Thursday, July 17, 2003
I am not awake.
Yesterday, I began a new story, "The Dead and the Moonstruck," for the Candlewick anthology. I did 1,266 words, so it's off to a very good start and I should have it done by Saturday evening, at which point I can get back to Chapter Six of MOA (the book, not the extinct bird). This new story, which takes its title from Lovecraft by way of Chapter Five of Threshold is actually about one of the characters from Low Red Moon. You haven't met her yet.
The San Diego Comic Con starts today. I've never done San Diego. Anyway, hopefully the con will yield confirmation or denial of the rumours that Henson is readying to shoot a Farscape mini-series to finish the story left hanging at the end of "Bad Timing." Hopefully, it will yield confirmation.
One of my favorite quotes to come from the revelation that Bush, his Administration, the CIA, and mass media lied to us about WMDs in Iraq has got to be this gem from White House press secretary Ari Fleischer, regarding the claim Bush made that Hussein was buying uranium from Africa: ''That is not known. We don't know if it's true but nobody - but nobody - can say it was wrong. That is not known.'' I'm guessing Ari didn't do so well on the high school debate team.

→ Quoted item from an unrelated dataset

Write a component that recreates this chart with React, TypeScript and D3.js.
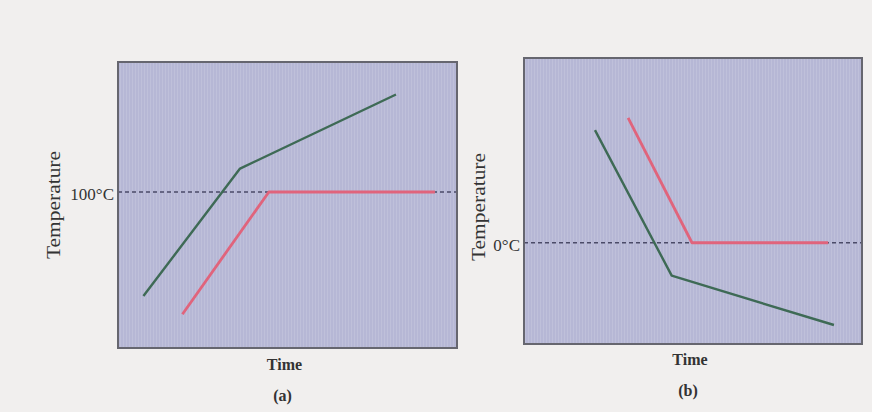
import React from "react";
import * as d3 from "d3";

// Panel (a): heating
const timeA_green = [7.5, 36, 82];
const tempA_green = [60, 109, 137.5];
const timeA_red = [19, 44.5, 93.5];
const tempA_red = [53, 100, 100];
const refA = 100; // 100°C
const labelRefA = "100°C";

// Panel (b): cooling
const timeB_green = [21, 43.7, 91.7];
const tempB_green = [44.5, -13, -32.5];
const timeB_red = [30.8, 49.7, 90];
const tempB_red = [49.3, 0, 0];
const refB = 0; // 0°C
const labelRefB = "0°C";

const axisLabels = ["Temperature", "Time"];
const panelLabels = ["(a)", "(b)"];

const W = 872;
const H = 412;
const FONT = "'Liberation Serif', 'DejaVu Serif', Times, serif";

type PanelProps = {
  x0: number; x1: number; y0: number; y1: number;
  tDomain: [number, number];
  green: [number[], number[]];
  red: [number[], number[]];
  ref: number; refLabel: string; refExtend: number;
  tempLabelX: number; tempLabelY: number; timeLabelY: number; panelLabelY: number;
  panelLabel: string; patternId: string;
};

function Panel(p: PanelProps) {
  const x = d3.scaleLinear().domain([0, 100]).range([p.x0, p.x1]);
  const y = d3.scaleLinear().domain(p.tDomain).range([p.y1, p.y0]);
  const line = d3.line<[number, number]>().x(d => x(d[0])).y(d => y(d[1]));
  const g = p.green[0].map((t, i) => [t, p.green[1][i]] as [number, number]);
  const r = p.red[0].map((t, i) => [t, p.red[1][i]] as [number, number]);
  const cx = (p.x0 + p.x1) / 2;
  return (
    <g>
      <rect x={p.x0} y={p.y0} width={p.x1 - p.x0} height={p.y1 - p.y0} fill="#b6b7d5" />
      <rect x={p.x0} y={p.y0} width={p.x1 - p.x0} height={p.y1 - p.y0} fill={`url(#${p.patternId})`} />
      <line x1={x(0)} x2={x(p.refExtend)} y1={y(p.ref)} y2={y(p.ref)}
        stroke="#4b4b68" strokeWidth={1.3} strokeDasharray="4,3" />
      <path d={line(g) || ""} fill="none" stroke="#3e6a55" strokeWidth={2.4} strokeLinejoin="round" />
      <path d={line(r) || ""} fill="none" stroke="#e0647c" strokeWidth={2.8} strokeLinejoin="round" />
      <rect x={p.x0} y={p.y0} width={p.x1 - p.x0} height={p.y1 - p.y0} fill="none" stroke="#66666f" strokeWidth={2} />
      <text x={p.x0 - 4} y={y(p.ref) + 2} dy="0.35em" textAnchor="end" fontFamily={FONT} fontSize={17} fill="#333">{p.refLabel}</text>
      <text transform={`translate(${p.tempLabelX},${p.tempLabelY}) rotate(-90)`} textAnchor="middle" dy="0.35em"
        fontFamily={FONT} fontSize={18} fill="#333" textLength={108} lengthAdjust="spacingAndGlyphs">{axisLabels[0]}</text>
      <text x={cx - 3} y={p.timeLabelY} dy="0.35em" textAnchor="middle" fontFamily={FONT} fontSize={16} fontWeight="bold" fill="#333">{axisLabels[1]}</text>
      <text x={cx - 5} y={p.panelLabelY} dy="0.35em" textAnchor="middle" fontFamily={FONT} fontSize={16} fontWeight="bold" fill="#333">{p.panelLabel}</text>
    </g>
  );
}

export default function App() {
  return (
    <svg width={W} height={H} style={{ position: "fixed", left: 0, top: 0 }}>
      <defs>
        <pattern id="dots" width="3" height="3" patternUnits="userSpaceOnUse">
          <rect x="0" y="0" width="1" height="3" fill="#ffffff" opacity="0.12" />
        </pattern>
      </defs>
      <rect x={0} y={0} width={W} height={H} fill="#f1efee" />
      <Panel x0={118} x1={457} y0={62} y1={348} tDomain={[40, 150]}
        green={[timeA_green, tempA_green]} red={[timeA_red, tempA_red]}
        ref={refA} refLabel={labelRefA} refExtend={101}
        tempLabelX={54} tempLabelY={205} timeLabelY={364} panelLabelY={395} panelLabel={panelLabels[0]} patternId="dots" />
      <Panel x0={524} x1={862} y0={58} y1={344} tDomain={[-40, 73]}
        green={[timeB_green, tempB_green]} red={[timeB_red, tempB_red]}
        ref={refB} refLabel={labelRefB} refExtend={100}
        tempLabelX={479} tempLabelY={207} timeLabelY={359} panelLabelY={390} panelLabel={panelLabels[1]} patternId="dots" />
    </svg>
  );
}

I'm not sure if I'll continue to talk about the war in this journal. Yes, I did regret having silenced myself before, but, at the same time, this whole mess leaves me sick at heart and mind and soul. And I shudder to imagine the real lies, the ones that these lesser deceits are masking. But you don't need me to point fingers. Even Time magazine's getting into the game. The world turns, Americans discover we aren't getting a quick McWar after all, the economy still sucks, and opinions change like fashion. Oh, you mean our soldiers are going to die, too? Was that supposed to happen? You mean the Iraqis aren't grateful we invaded and threw their already beleaguered nation into a state of utter, murderous chaos? That the tide may be turning, and the fact that Bush and his buddies may drown in the backwash, is in no way comforting. We don't learn from history. Maybe we can't. Sure, it makes us more cynical and callused, but we don't learn. We keep making the same idiotic, selfish mistakes. We've seen all this before. I've seen all this before. Different names. Different dates. Different countries. But the story's just the same.
Like Mr. Rotten said, "This is what you want . . . This is what you get."